Por fim, cabe lembrar que o desejado patrocínio, se vier a ocorrer, ferirá de morte o princípio constitucional da moralidade, igualmente previsto no já citado artigo 37, da Constituição Federal. Ainda que se venha a dar aparência de legalidade a eventual ato de uso de dinheiro público em obra privada, aplicar-se-ia o que o Direito Romano já dizia “nem tudo o que é legal é honesto”, ou seja, não basta que a atuação estatal aparente ser compatível com a ordem legal vigente, mas também é necessário que a gestão da coisa pública seja feita de modo a atender aos padrões de conduta que a comunidade considere relevantes.

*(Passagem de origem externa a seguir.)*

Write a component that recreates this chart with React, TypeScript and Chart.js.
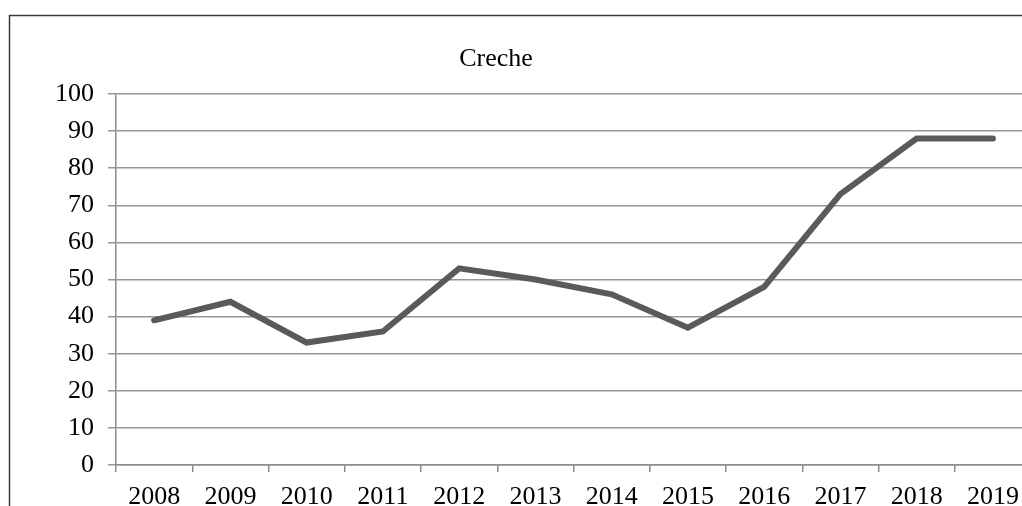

Confia-se que os homens públicos paranaenses saibam ser republicanos na correta acepção do termo e que, caso não se apercebam da ilegalidade e a permitam, o Ministério Público atuará dentro do seu poder-dever constitucional.”
Agora, o argumento é outro, não se trata mais de publicidade, mas sim de captar energia solar conforme constou no texto transcrito ao início. E, segundo a mesma edição da Gazeta do Povo: “De acordo com a Lei n.º 9.991, de 24 de julho de 2000, todas as empresas concessionárias de energia elétrica são obrigadas a aplicar 0,5% de sua receita operacional líquida em ações de combate ao desperdício de energia, chamadas de eficiência energética, na qual a energia solar se enquadra.” Porém, observem o maquiavelismo caros amigos, segue o jornal dizendo, “Mas somente no caso paranaense a aplicação será feita em uma obra privada.” Por que será? A Copa é da Copel, ou a Copel é da Copa, ou a Copa é do Atlético, ou a Copel é do Atlético, ou, sei lá quem é de quem nessa história, só sei que é evidente a falta de respeito aos princípios constitucionais que apontei antes.